Ogden is currently at work on a book of evocative portraits and landscapes of his hometown, Flint, Michigan.

Ogden writes:
“Flint, Michigan. Sitting on the cracked concrete of a friend’s driveway, huddled around a boom box, a cassette by some new band turning its wheels in the deck, we would sprawl out and watch the night sky. The porch light was off. Parents were gone. Yards were dark and empty. And we had no desire to talk, just to listen as a world unfolded.
"For those growing up in a small Midwestern town, music was an escape, but it was also an identity. It helped us create ourselves. Surrounded by a landscape of faded strip malls and parking lots, neon diners, and the fluorescent lights of gas stations and convenience stores, kids growing up in Michigan needed a soundtrack to set to the endless nights they spent driving around in their cars.
"And as often as not, in their boredom they’d strap on a guitar and create the soundtrack themselves. I know that’s what my friends and I did, inspired by the shows we’d seen in the basement of the Capitol Theater.
"Sitting on thrift store couches in rooms heavy with the scent of clove cigarettes, talking to a girl with rings in her nose, we’d watch bands rotate through pounding sets of melody and noise and plot our own band’s takeover.
"When I was given the opportunity to pitch an idea for Character Project, it was important to me that it be personal.
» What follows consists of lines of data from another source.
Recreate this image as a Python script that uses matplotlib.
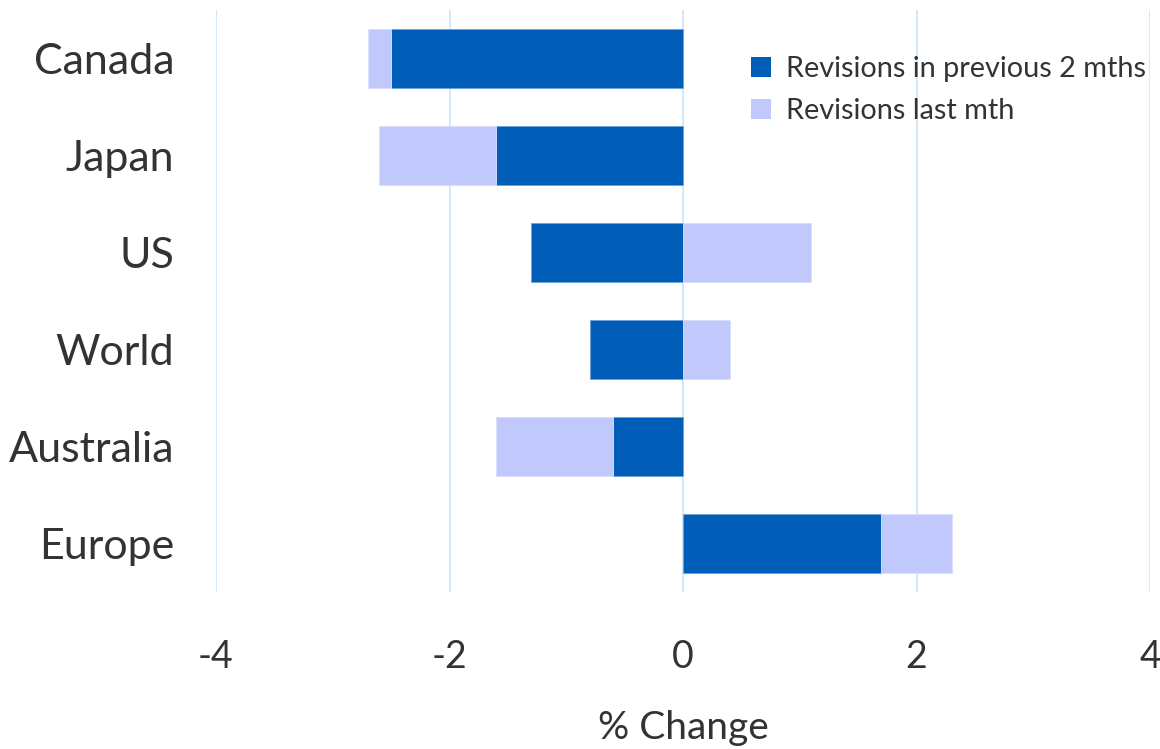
import matplotlib
matplotlib.use("Agg")
import matplotlib.pyplot as plt
import numpy as np
from matplotlib.patches import Patch

regions = ["Canada", "Japan", "US", "World", "Australia", "Europe"]
prev_2_mths = [-2.5, -1.6, -1.3, -0.8, -0.6, 1.7]
last_mth = [-0.2, -1.0, 1.1, 0.4, -1.0, 0.6]

dark = "#005EB8"
light = "#C0C8FC"
grid_col = "#D6E8FB"
text_col = "#333333"

plt.rcParams["font.family"] = ["Lato", "DejaVu Sans"]

fig = plt.figure(figsize=(11.6, 7.49), dpi=100)
ax = fig.add_axes([216 / 1160, (749 - 592) / 749, 934 / 1160, 582 / 749])

y = np.arange(len(regions))
prev = np.array(prev_2_mths)
last = np.array(last_mth)
# stack the latest revision onto the earlier one when both point the same way
left_last = np.where(np.sign(prev) == np.sign(last), prev, 0.0)

ax.barh(y, prev, height=0.6, color=dark, edgecolor="#6FA0DA", linewidth=0.6, zorder=3)
ax.barh(y, last, left=left_last, height=0.6, color=light, edgecolor="#D9DEFD", linewidth=0.6, zorder=3)

ax.set_xlim(-4, 4)
ax.set_ylim(len(regions) - 0.5, -0.5)
ax.set_xticks([-4, -2, 0, 2, 4])
ax.set_xticklabels(["-4", "-2", "0", "2", "4"])
ax.set_yticks(y)
ax.set_yticklabels(regions)
ax.tick_params(axis="both", length=0, colors=text_col)
ax.tick_params(axis="x", labelsize=27, pad=34)
ax.tick_params(axis="y", labelsize=31, pad=30)
for s in ax.spines.values():
    s.set_visible(False)
ax.xaxis.grid(True, color=grid_col, linewidth=1.5, zorder=0)
ax.set_axisbelow(True)

ax.set_xlabel("% Change", fontsize=28, color=text_col, labelpad=25)

handles = [Patch(facecolor=dark, label="Revisions in previous 2 mths"),
           Patch(facecolor=light, label="Revisions last mth")]
leg = ax.legend(handles=handles, loc="upper right", bbox_to_anchor=(1.008, 0.94),
                frameon=False, fontsize=20.8, handlelength=0.7, handleheight=0.7,
                handletextpad=0.5, labelspacing=0.55, borderaxespad=0)
for t in leg.get_texts():
    t.set_color(text_col)

fig.savefig("out.png", dpi=100, facecolor="white")
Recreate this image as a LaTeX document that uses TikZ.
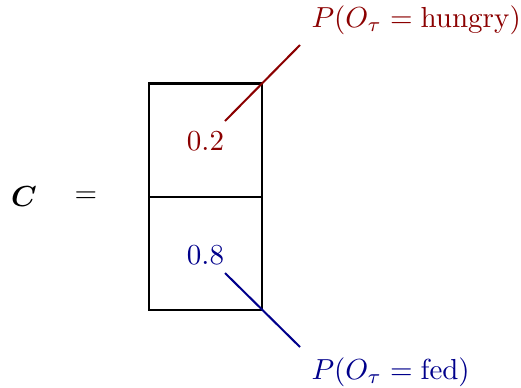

A kind of return to something I knew, a place I’d lived, or people I’d admired.
"So the idea of celebrating the music that has come out of my home state of Michigan seemed like the perfect opportunity to finally combine my photography with my passion for music. It was also a way to revisit the landscape of my youth, a place where music was life changing.
"Not to mention the fact that it was an incredible opportunity to work with some of the artists I have long admired. I set out to create a portfolio of idiosyncratic musicians that would span different genres, from living legends to rising bands just under the radar.
"In a place that has given birth to a great range of talent, I aimed for the
artists just left of center, independents who ride the edge of the mainstream. People grounded with a real strength of character, who often have a vivid sense of the absurd, the bizarre, or who just have their own
unique take on the world.
"I started with artists I knew, and from there my research expanded, often linking one band to another as I discovered a network of collaborations formed over the years. Sometimes I’d find the odd satellite fully
formed at the edges of the map, an artist who’d managed to come out of nowhere and find his own path. But there was a definite core of musicians from Detroit who all knew each other (or knew of each other), and in
that way, it was like shooting portraits of as many members of one expansive, eccentric family as I could cram into a few weeks.
"Detroit occupies a unique place in music history. It is rich with the legacy of Motown, but also the origins of punk and garage rock, and happens to be the birthplace of techno, too. Why? Maybe it’s because of what a
friend of mine calls “a Midwest work ethic.” Or maybe it’s because Detroit is a place with no musical borders.
Musicians here aren’t averse to mixing styles and genres, bringing history crashing up against the present, or pushing it toward the future. Every one of the people in these photographs has sent their own unusual vision into the world. Whether they’re brash or deceptively quiet, whether they’re creating original works or reformatting little-known classics until the songs have taken on a new life, they each capture an independent spirit that drew me to music in my early teens, that sparked the excitement I felt of seeing music played live.
No matter how small or dilapidated the venue, the bands of my youth always seemed larger than life. In this portfolio I aimed to show the musicians I photographed in that light."